Nantucket Island in Massachusetts is home to a variety of unique plant, animal and cultural resources, making it one of the most scenic and naturally diverse landscapes in North America. That’s why, before constructing the Nantucket Golf Club, the owners conducted an exhaustive site analysis to identify the critical environmental issues that needed to be addressed.
The design process generated a final golf layout and construction plan that avoided and/or minimized the environmental impact on plant and animal species. Rare plant species and grassland environments were actually enhanced, improving the overall habitat for animals. The development of the Nantucket Golf Club became a model for subsequent projects attempting to blend world-class golf facilities with their unique natural environments. It proves that golf and the environment can coexist without compromising the integrity of either land use.
No stone was left unturned
The planning process consisted of multiple consultations with environmental experts, as well as local environmental and special interest groups.

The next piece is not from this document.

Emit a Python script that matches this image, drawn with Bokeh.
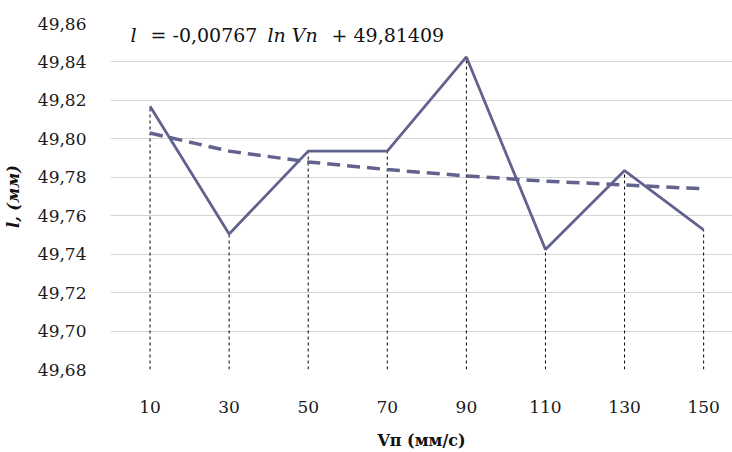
from bokeh.plotting import figure
from bokeh.models import FixedTicker, Label, Range1d
from bokeh.embed import file_html
from bokeh.resources import INLINE

# Data
speeds = [10, 30, 50, 70, 90, 110, 130, 150]
length_mm = [49.817, 49.7505, 49.7936, 49.7936, 49.8426, 49.7424, 49.7835, 49.7526]
trend_mm = [49.803, 49.7936, 49.788, 49.784, 49.7807, 49.778, 49.776, 49.774]
y_ticks = [49.68, 49.70, 49.72, 49.74, 49.76, 49.78, 49.80, 49.82, 49.84, 49.86]
y_tick_labels = {t: f"{t:.2f}".replace(".", ",") for t in y_ticks}
x_tick_labels = {s: str(s) for s in speeds}
eq_parts = [("l", "italic"), ("= -0,00767", "normal"), ("ln Vn", "italic"), ("+ 49,81409", "normal")]

SERIF = "DejaVu Serif"
LINE_C = "#62628f"

p = figure(width=732, height=452, output_backend="svg", toolbar_location=None,
           x_range=Range1d(0, 157.3), y_range=Range1d(49.68, 49.86),
           min_border_left=110, min_border_right=0, min_border_top=23, min_border_bottom=82)
p.outline_line_color = None
p.background_fill_color = "white"

# axes
p.xaxis.ticker = FixedTicker(ticks=speeds)
p.xaxis.major_label_overrides = x_tick_labels
p.yaxis.ticker = FixedTicker(ticks=y_ticks)
p.yaxis.major_label_overrides = y_tick_labels
for ax in (p.xaxis, p.yaxis):
    ax.axis_line_color = None
    ax.major_tick_line_color = None
    ax.minor_tick_line_color = None
    ax.major_label_text_font = SERIF
    ax.major_label_text_font_size = "17px"
    ax.major_label_text_color = "#1a1a1a"
    ax.axis_label_text_font = SERIF
    ax.axis_label_text_color = "#111111"
p.yaxis.major_label_standoff = 18
p.xaxis.major_label_standoff = 25
p.xaxis.axis_label = "Vп (мм/с)"
p.xaxis.axis_label_text_font_style = "bold"
p.xaxis.axis_label_text_font_size = "16px"
p.xaxis.axis_label_standoff = 15
p.yaxis.axis_label = "l, (мм)"
p.yaxis.axis_label_text_font_style = "bold italic"
p.yaxis.axis_label_text_font_size = "16px"
p.yaxis.axis_label_standoff = 12

p.xgrid.grid_line_color = None
p.ygrid.grid_line_color = "#d4d4d4"
p.ygrid.grid_line_width = 1.2

# drop lines
p.segment(x0=speeds, y0=[y_ticks[0]] * len(speeds), x1=speeds, y1=length_mm,
          line_color="black", line_width=1, line_dash="3 3")

# trend
p.line(speeds, trend_mm, line_color=LINE_C, line_width=3.5, line_dash="13 7")
# data
p.line(speeds, length_mm, line_color=LINE_C, line_width=2.8)

# equation
offsets = [20, 40, 157, 221]
for (txt, style), off in zip(eq_parts, offsets):
    p.add_layout(Label(x=0, y=49.86, x_offset=off, y_offset=-11, text=txt,
                       text_font=SERIF, text_font_size="19px", text_font_style=style,
                       text_baseline="middle", text_align="left", text_color="#111111"))

open("out.html", "w").write(file_html(p, INLINE))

It engaged a variety of governmental agencies with jurisdictional authority over the property and got input from the residents of the island community.
The final plan achieved the goal – providing a world-class golf experience while also accomplishing the following environmental objectives:
- It implemented a thoughtfully designed program, increasing the total acreage of rare, sandplain grassland and coastal heathland vegetative communities.

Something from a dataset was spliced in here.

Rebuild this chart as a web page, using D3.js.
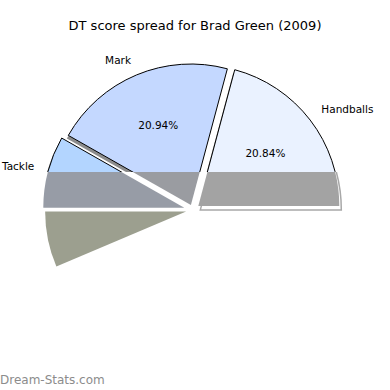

- There was no net loss of wetlands.
- It created a “secondary rough” component, comprised primarily of native grasses, to buffer the routinely maintained in-play areas of the golf course from the undisturbed, adjacent grasslands and wetlands.
- It developed an on-site nursery to accommodate the transplanting of state-listed, rare plant species during construction, and promoted the future propagation of rare plant seeds.
- It created an integrated golf course management plan to reduce reliance on chemical methods of disease and weed control and to establish appropriate thresholds dictating future use of herbicides and pesticides on the golf course.
- It established groundwater monitoring wells throughout the project site.
The golf course architect and builder worked together to achieve the desired goals and meet the environmental objectives for the project. During construction, the golf course builder was diligent in maintaining delineation and protection of the sensitive environmental areas. More than 80 acres of the site were protected by fencing and remained in a completely undisturbed condition.